Book Reviews
“Some books are to be tasted, others to be swallowed.” Francis Bacon (d. 1626)
The Faith of Barack Obama
Stephan Mansfield
Nashville, Thomas Nelson, 2008, $20.
Reviewed by Darold Morgan,
Richardson, TX
What we have in Mansfield’s excellent, well-written book on Barack Obama’s spiritual pilgrimage are pages of current and relevant information all American citizens need to know. It was published before Obams’s election as the first African-American president of the United States.
Regardless of one’s political identity, this is an important book, brimming with incisive insights about an extraordinary man. It should be widely circulated, not only because of its subject matter, but also because of the insidious rumors still hovering about Obama’s religious background, colored by a very unusual set of family influences.
The new president appears in these pages as a man who has chosen positively to be identified as a Christian through a genuine experience of commitment to Christ. . . a choice made in his mature years. Many come to this decision in childhood through parental influence or church guidance. Obama’s mother was a secularist and atheist. His father was a Muslim from Kenya. They met at the University of Hawaii.

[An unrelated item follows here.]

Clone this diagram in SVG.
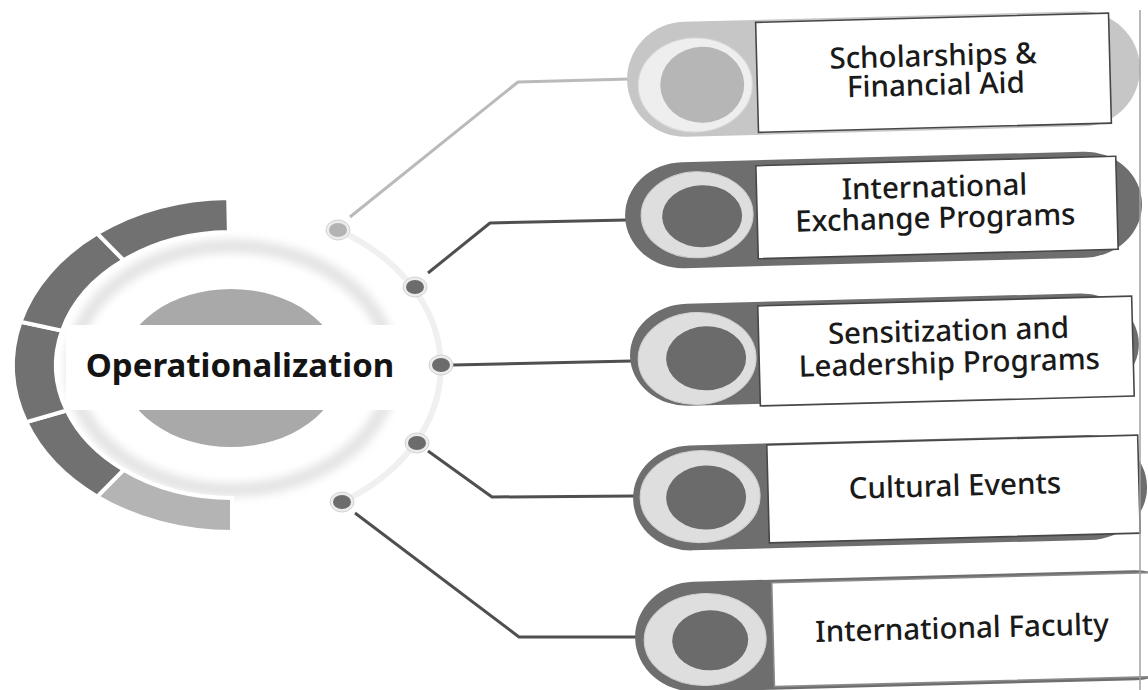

Influential in his early years was his step-father, an Indonesian with “a broad, syncretistic form of Islam.” Obama’s childhood was not a normal one by any stretch of imagination. Born in Hawaii, transported in his early years to Indonesia, and then back to Hawaii with foundational guidance from his maternal Caucasian grandparents, these were all seminal influences in his teen years. The family was not active in church, but they did share a Methodist heritage. Obama’s Christian commitment came after college, graduate school, marriage and parenthood, assisted by a creative, controversial pastor on Chicago’s turbulent south side.
During the almost classic political campaign of 2008 as Obama sought the office of the president, there was an inordinate amount of virulent and misinformed e-mails about Obama’s Islamic background, especially from his Indonesian years. This book is worth reading because of its analysis of those distant years and experiences. A major question is raised and not answered about Obama, who evidently leaves Islam, even as a child, for a Christian commitment. No American president has ever had such a background.
Mansfield also provides serious and provocative research about Obams’s now former pastor, Jeremiah Wright. One concludes quickly that he is both fair and objective about this serious controversy which resulted in Obama leaving this church in Chicago. The sad circumstances led to one of Obama’s most quoted speeches about religion and its personal importance, an action that to some degree closed this painful and dramatic chapter.
Another plus of the book is the surprise chapter, “Four Faces of Faith.” Here in contrast to Obama’s pilgrimage is a truly fascinating set of contrasts from his challengers. The author categorizes the faces of faith of three major politicians who are Christians: John McCain, Hillary Clinton, and George W. Bush. Unity and diversity here make for fascinating reading and comparisons.
This volume will not change opinions held deeply by Obama’s detractors, but it will give some helpful insights to those who genuinely want to know more about this new president of the United States.